Para uma série deste género, Young Royals tem uma maturidade digna de referência com temáticas, diálogos e discussões (até nas entrelinhas como o caso de Sara, que mesmo pertencendo a uma classe social bem mais baixa tenta a todo o custo manter o estilo de vida das amigas para se conseguir envolver) que são cruciais para a nossa formação como cidadãos. 


Muito mais que falar sobre representatividade LGBTQIA+, Young Royals é uma história que representa os adolescentes de hoje, com dilemas que são substancialmente diferentes dos nossos devido à era digital e com uma necessidade ainda maior de se afirmarem à ditadura das aparências. 
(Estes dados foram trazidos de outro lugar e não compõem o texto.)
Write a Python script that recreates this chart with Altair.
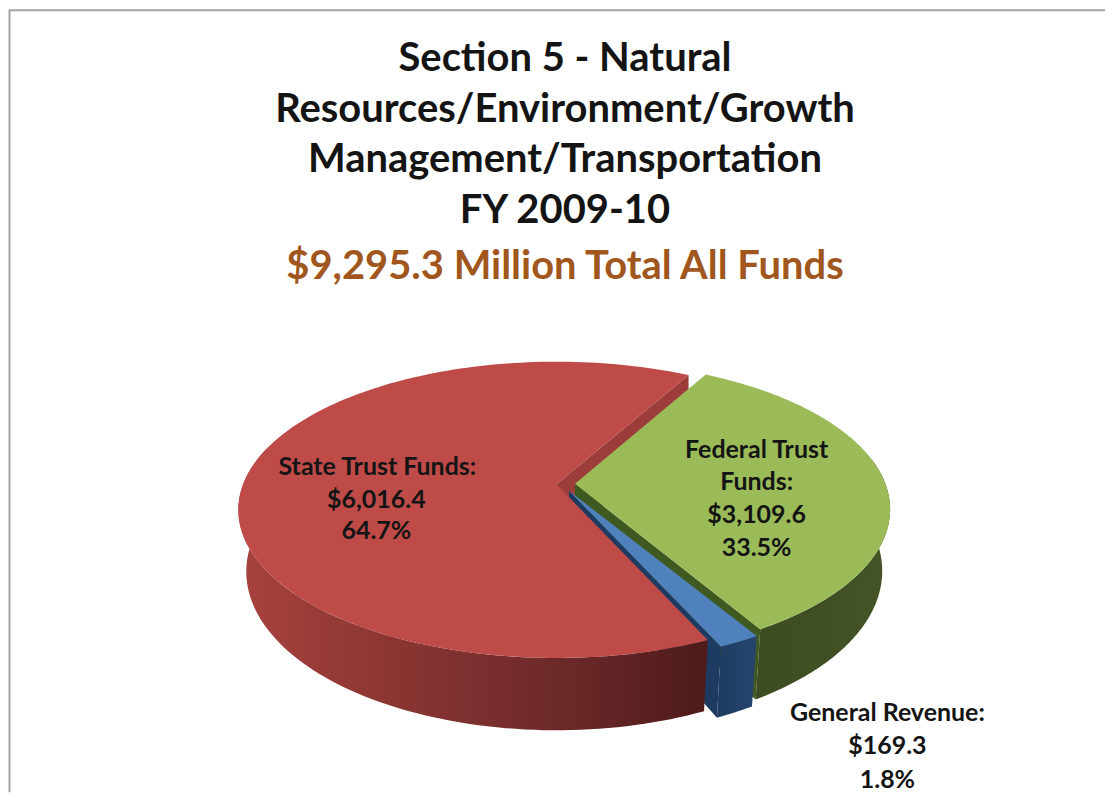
import numpy as np
import pandas as pd
import altair as alt

# ---- chart values -------------------------------------------------
CATEGORIES = ["Federal Trust Funds", "General Revenue", "State Trust Funds"]
AMOUNTS = [3109.6, 169.3, 6016.4]
SHARES = [33.5, 1.8, 64.7]
TITLE_LINES = [
    "Section 5 - Natural",
    "Resources/Environment/Growth",
    "Management/Transportation",
    "FY 2009-10",
]
SUBTITLE = "$9,295.3 Million Total All Funds"

# ---- drawing setup (how the pie is projected, not data) -------------
W, H = 1098, 784
START_DEG = 29.0          # pie rotation
RY, PERSP = 144.0, 0.172
DEPTH = 60.0
BOTTOM_SCALE = 0.975
RADIUS = {"Federal Trust Funds": 311.0, "General Revenue": 315.0, "State Trust Funds": 314.0}
APEX = {"Federal Trust Funds": (575, 483), "General Revenue": (569, 490), "State Trust Funds": (556.5, 483.5)}
COLORS = {
    "Federal Trust Funds": dict(top="#9BBB59", cut="#3F5A20", wall=["#3C4C20", "#445427"]),
    "General Revenue": dict(top="#4F81BD", cut="#1D3A61", wall=["#1F3B60", "#25456F"]),
    "State Trust Funds": dict(top="#BE4B48", cut="#9C3D3B", wall=["#A8423F", "#8A3532", "#6E2A2A", "#4E1A1A"]),
}


def rim(c, deg):
    apex = APEX[c]
    t = np.radians(deg)
    s = 1.0 / (1.0 + PERSP * np.cos(t))
    return apex[0] + RADIUS[c] * np.sin(t) * s, apex[1] - RY * np.cos(t) * s, DEPTH * s


def low(c, deg):
    apex = APEX[c]
    x, y, d = rim(c, deg)
    return apex[0] + BOTTOM_SCALE * (x - apex[0]), y + d


def polygon(points):
    xs, ys = zip(*points)
    return pd.DataFrame({"x": xs, "y": ys, "i": range(len(xs))})


total = sum(AMOUNTS)
edges = np.concatenate([[0.0], np.cumsum(AMOUNTS)]) / total * 360.0 + START_DEG
span = {c: (edges[i], edges[i + 1]) for i, c in enumerate(CATEGORIES)}

x_enc = alt.X("x:Q", axis=None, scale=alt.Scale(domain=[8, 8 + W], nice=False, zero=False))
y_enc = alt.Y("y:Q", axis=None, scale=alt.Scale(domain=[8 + H, 8], nice=False, zero=False))


def shape(points, fill):
    return (
        alt.Chart(polygon(points))
        .mark_line(fill=fill, strokeWidth=0, interpolate="linear-closed", clip=False)
        .encode(x=x_enc, y=y_enc, order="i:Q")
    )


def grad(colors):
    n = len(colors) - 1
    return alt.LinearGradient(
        gradient="linear", x1=0, x2=1, y1=0, y2=0,
        stops=[alt.GradientStop(offset=k / n, color=c) for k, c in enumerate(colors)],
    )


layers = []
# frame: only the top and left edges show in the picture
frame_src = pd.DataFrame({"a": [0]})
layers.append(alt.Chart(frame_src).mark_rule(color="#A3A3A3", strokeWidth=2).encode(
    x=alt.value(0.5), y=alt.value(0), y2=alt.value(H)))
layers.append(alt.Chart(frame_src).mark_rule(color="#A3A3A3", strokeWidth=2).encode(
    y=alt.value(0.5), x=alt.value(0), x2=alt.value(W)))

# cut face of the big slice sits at the back, under the green slice
red = "State Trust Funds"
a = APEX[red]
a0 = span[red][1] - 360.0
pr = rim(red, a0)[:2]
layers.append(shape([(a[0], a[1]), pr, (pr[0], pr[1] + DEPTH), (a[0], a[1] + DEPTH)], COLORS[red]["cut"]))

for c in CATEGORIES:
    a = APEX[c]
    d0, d1 = span[c]
    col = COLORS[c]
    # cut face at the clockwise end of the slice
    if c != red:
        p = rim(c, d1)[:2]
        layers.append(shape([(a[0], a[1]), p, low(c, d1), (a[0], a[1] + DEPTH)], col["cut"]))
    # outer wall, only the part that faces the viewer
    w0, w1 = max(d0, 80.0), min(d1, 285.0)
    arc = np.linspace(w0, w1, 90)
    layers.append(
        shape([rim(c, t)[:2] for t in arc] + [low(c, t) for t in arc[::-1]], grad(col["wall"]))
    )
    # top face
    arc = np.linspace(d0, d1, 160)
    layers.append(shape([(a[0], a[1])] + [rim(c, t)[:2] for t in arc], col["top"]))

# ---- slice labels ---------------------------------------------------
money = [f"${v:,.1f}" for v in AMOUNTS]
pct = [f"{v:.1f}%" for v in SHARES]
labels = pd.DataFrame(
    {
        "x": [757, 757, 757, 757, 888, 888, 888, 377, 376, 376],
        "y": [449, 481, 514, 547, 713, 746, 780, 466, 499, 530],
        "t": ["Federal Trust", "Funds:", money[0], pct[0],
              "General Revenue:", money[1], pct[1],
              "State Trust Funds:", money[2], pct[2]],
    }
)
layers.append(
    alt.Chart(labels)
    .mark_text(font="Lato", fontWeight="bold", fontSize=25, color="#141414", align="center", baseline="middle")
    .encode(x=x_enc, y=y_enc, text="t:N")
)

chart = (
    alt.layer(*layers)
    .properties(
        width=W,
        height=H,
        padding=0,
        title=alt.TitleParams(
            text=TITLE_LINES,
            subtitle=SUBTITLE,
            anchor="middle",
            offset=-279,
            dx=8,
            font="Lato",
            fontSize=40,
            fontWeight="bold",
            color="#141414",
            lineHeight=51,
            subtitleFont="Lato",
            subtitleFontSize=40,
            subtitleFontWeight="bold",
            subtitleColor="#A0561C",
            subtitlePadding=16,
        ),
    )
    .configure_view(strokeWidth=0)
)

chart.save("out.html", embed_options={"renderer": "svg", "actions": False})
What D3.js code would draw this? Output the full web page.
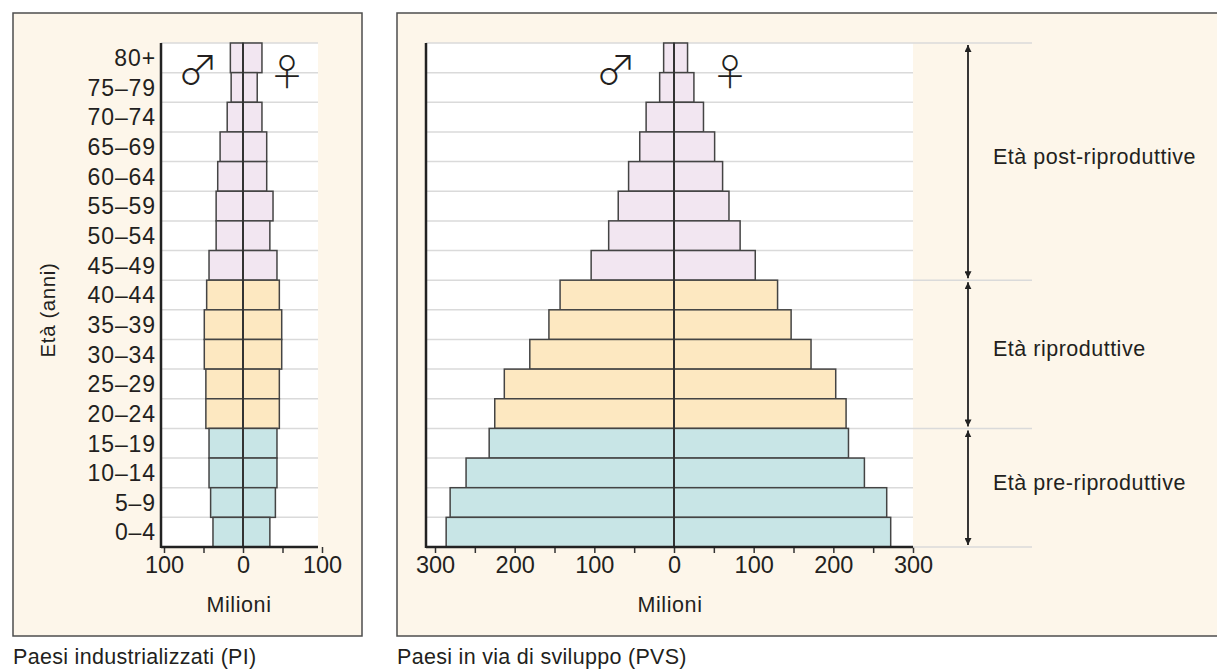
<!DOCTYPE html>
<html><head><meta charset="utf-8">
<script src="https://cdn.jsdelivr.net/npm/d3@7"></script>
<style>
html,body{margin:0;padding:0;background:#fff;}
svg{display:block;}
text{font-family:"Liberation Sans",Arial,sans-serif;fill:#231f20;}
</style></head>
<body>
<svg id="c" width="1217" height="670"></svg>
<script>
// ---- data ----
const ages = ["80+","75–79","70–74","65–69","60–64","55–59","50–54","45–49","40–44","35–39","30–34","25–29","20–24","15–19","10–14","5–9","0–4"];
const ageGroup = ["post","post","post","post","post","post","post","post","repro","repro","repro","repro","repro","pre","pre","pre","pre"];
const piMale   = [16,15,20,29,32,34,34,43,46,49,49,47,47,43,43,41,38];
const piFemale = [24,18,24,30,30,38,34,43,46,49,49,46,46,43,43,41,34];
const pvsMale   = [13,18,35,43,57,70,82,104,143,157,181,213,225,232,261,281,286];
const pvsFemale = [17,25,37,51,61,69,83,102,130,147,172,203,216,219,239,267,272];
const piTicks = [-100,-50,0,50,100];
const piTickLabels = [-100,0,100];
const pvsTicks = [-300,-250,-200,-150,-100,-50,0,50,100,150,200,250,300];
const pvsTickLabels = [-300,-200,-100,0,100,200,300];
const groupNames = ["post","repro","pre"];
const groupLabels = ["Età post-riproduttive","Età riproduttive","Età pre-riproduttive"];
const groupColors = {post:"#f2e6f1", repro:"#fde8c1", pre:"#c8e5e6"};

const svg = d3.select("#c");
const yTop = 43, yBottom = 547;
const y = d3.scaleBand().domain(ages).range([yTop, yBottom]).padding(0);

// frames
svg.append("rect").attr("x",13).attr("y",13).attr("width",349).attr("height",623)
  .attr("fill","#fdf6ea").attr("stroke","#4d4d4d").attr("stroke-width",1.5);
svg.append("rect").attr("x",397).attr("y",13).attr("width",830).attr("height",623)
  .attr("fill","#fdf6ea").attr("stroke","#4d4d4d").attr("stroke-width",1.5);

function pyramid(opts){
  const {x, males, females, ticks, tickLabels, plotLeft, plotRight, symOff} = opts;
  const g = svg.append("g");
  g.append("rect").attr("x",plotLeft).attr("y",yTop).attr("width",plotRight-plotLeft).attr("height",yBottom-yTop).attr("fill","#fff");
  const bounds = ages.map(a=>y(a));
  g.selectAll("line.grid").data(bounds).join("line")
    .attr("x1",plotLeft).attr("x2",plotRight).attr("y1",d=>d).attr("y2",d=>d)
    .attr("stroke","#dadada").attr("stroke-width",1.5);
  const rows = ages.map((a,i)=>({age:a, grp:ageGroup[i], m:males[i], f:females[i]}));
  g.selectAll("rect.m").data(rows).join("rect")
    .attr("x",d=>x(-d.m)).attr("y",d=>y(d.age)).attr("width",d=>x(0)-x(-d.m)).attr("height",y.bandwidth())
    .attr("fill",d=>groupColors[d.grp]).attr("stroke","#444").attr("stroke-width",1.5);
  g.selectAll("rect.f").data(rows).join("rect")
    .attr("x",x(0)).attr("y",d=>y(d.age)).attr("width",d=>x(d.f)-x(0)).attr("height",y.bandwidth())
    .attr("fill",d=>groupColors[d.grp]).attr("stroke","#444").attr("stroke-width",1.5);
  g.append("line").attr("x1",x(0)).attr("x2",x(0)).attr("y1",yTop).attr("y2",yBottom).attr("stroke","#333").attr("stroke-width",2);
  g.append("line").attr("x1",plotLeft).attr("x2",plotLeft).attr("y1",yTop).attr("y2",yBottom+1).attr("stroke","#222").attr("stroke-width",2.5);
  const ax = g.append("g").attr("transform",`translate(0,${yBottom})`)
    .call(d3.axisBottom(x).tickValues(ticks).tickSize(6).tickFormat(d=>tickLabels.includes(d)?Math.abs(d):""));
  ax.select(".domain").remove();
  ax.append("line").attr("x1",plotLeft).attr("x2",plotRight).attr("stroke","#222").attr("stroke-width",2.5);
  ax.selectAll(".tick line").attr("stroke","#333").attr("stroke-width",1.5);
  ax.selectAll(".tick text").attr("y",9).attr("dy","0.71em")
    .style("font-size","23.5px").style("font-family","'Liberation Sans',Arial,sans-serif").attr("fill","#231f20");
  g.append("text").attr("x",x(0)-4).attr("y",612).attr("text-anchor","middle").style("font-size","21.5px").style("letter-spacing","0.6px").text("Milioni");
  g.append("text").attr("x",x(0)-symOff[0]).attr("y",85).attr("text-anchor","middle").style("font-family","'Noto Sans CJK JP','DejaVu Sans'").style("font-weight","300").style("font-size","41px").attr("fill","#333").text("♂");
  g.append("text").attr("x",x(0)+symOff[1]).attr("y",86).attr("text-anchor","middle").style("font-family","'Noto Sans CJK JP','DejaVu Sans'").style("font-weight","300").style("font-size","37px").attr("fill","#333").text("♀");
  return g;
}

const xL = d3.scaleLinear().domain([-100,100]).range([164,322]);
pyramid({x:xL, males:piMale, females:piFemale, ticks:piTicks, tickLabels:piTickLabels, plotLeft:161, plotRight:318, symOff:[45,44]});

const xR = d3.scaleLinear().domain([-300,300]).range([435,913]);
pyramid({x:xR, males:pvsMale, females:pvsFemale, ticks:pvsTicks, tickLabels:pvsTickLabels, plotLeft:426, plotRight:913, symOff:[58,56]});

svg.append("g").selectAll("text").data(ages).join("text")
  .attr("x",156).attr("y",d=>y(d)+y.bandwidth()/2).attr("dy","0.36em").attr("text-anchor","end")
  .style("font-size","23px").style("letter-spacing","0.9px").text(d=>d);

svg.append("text").attr("transform","translate(55,310) rotate(-90)").attr("text-anchor","middle")
  .style("font-size","20.5px").style("letter-spacing","0.6px").text("Età (anni)");

const groupBounds = groupNames.map(gn=>{
  const idx = ageGroup.map((g,i)=>g===gn?i:-1).filter(i=>i>=0);
  return {name:gn, y0:y(ages[idx[0]]), y1:y(ages[idx[idx.length-1]])+y.bandwidth()};
});
const ann = svg.append("g");
const bLines = [yTop, ...groupBounds.map(d=>d.y1)];
ann.selectAll("line.b").data(bLines).join("line")
  .attr("x1",913).attr("x2",1032).attr("y1",d=>d).attr("y2",d=>d).attr("stroke","#dadada").attr("stroke-width",1.5);
const defs = svg.append("defs");
defs.append("marker").attr("id","ah").attr("viewBox","0 0 10 10").attr("refX",10).attr("refY",5)
  .attr("markerWidth",7).attr("markerHeight",7).attr("orient","auto-start-reverse").attr("markerUnits","userSpaceOnUse")
  .append("path").attr("d","M0,0 L10,5 L0,10 z").attr("fill","#222");
ann.selectAll("line.a").data(groupBounds).join("line")
  .attr("x1",968).attr("x2",968).attr("y1",d=>d.y0+2).attr("y2",d=>d.y1-2)
  .attr("stroke","#222").attr("stroke-width",1.8)
  .attr("marker-start","url(#ah)").attr("marker-end","url(#ah)");
ann.selectAll("text").data(groupBounds).join("text")
  .attr("x",993).attr("y",(d)=>(d.y0+d.y1)/2).attr("dy","0.1em")
  .style("font-size","21.5px").style("letter-spacing","0.5px").text((d,i)=>groupLabels[i]);

svg.append("text").attr("x",13).attr("y",664).style("font-size","21.5px").style("letter-spacing","0.3px").text("Paesi industrializzati (PI)");
svg.append("text").attr("x",397).attr("y",664).style("font-size","21.5px").style("letter-spacing","0.3px").text("Paesi in via di sviluppo (PVS)");
</script>
</body></html>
Além da verdade que transparece nos temas, ainda continua a manter um dos aspetos mais interessantes que elogiamos na primeira temporada, que é ter atores que não obedecem a padrões de perfeição, que são pessoas, adolescentes, reais, com acne, com formas diferentes, algo extremamente raro nas grandes produções, e que só encontra um par à altura em Heartstopper


De maratona fácil, os seis capítulos da segunda temporada tornam este universo de Young Royals ainda melhor e elevam a história, mas sobretudo os seus personagens, para outros lugares, com mais dimensões e personalidade. 


Tudo isto sem podermos deixar de referir que o gancho final nos deixa a desejar por uma renovação imediata. 


Esta é uma daquelas séries que ainda não se esgotou e que é importantíssima para os jovens de amanhã, não nos falhes Netflix, estamos a contar ver mais sobre a história do Príncipe Herdeiro.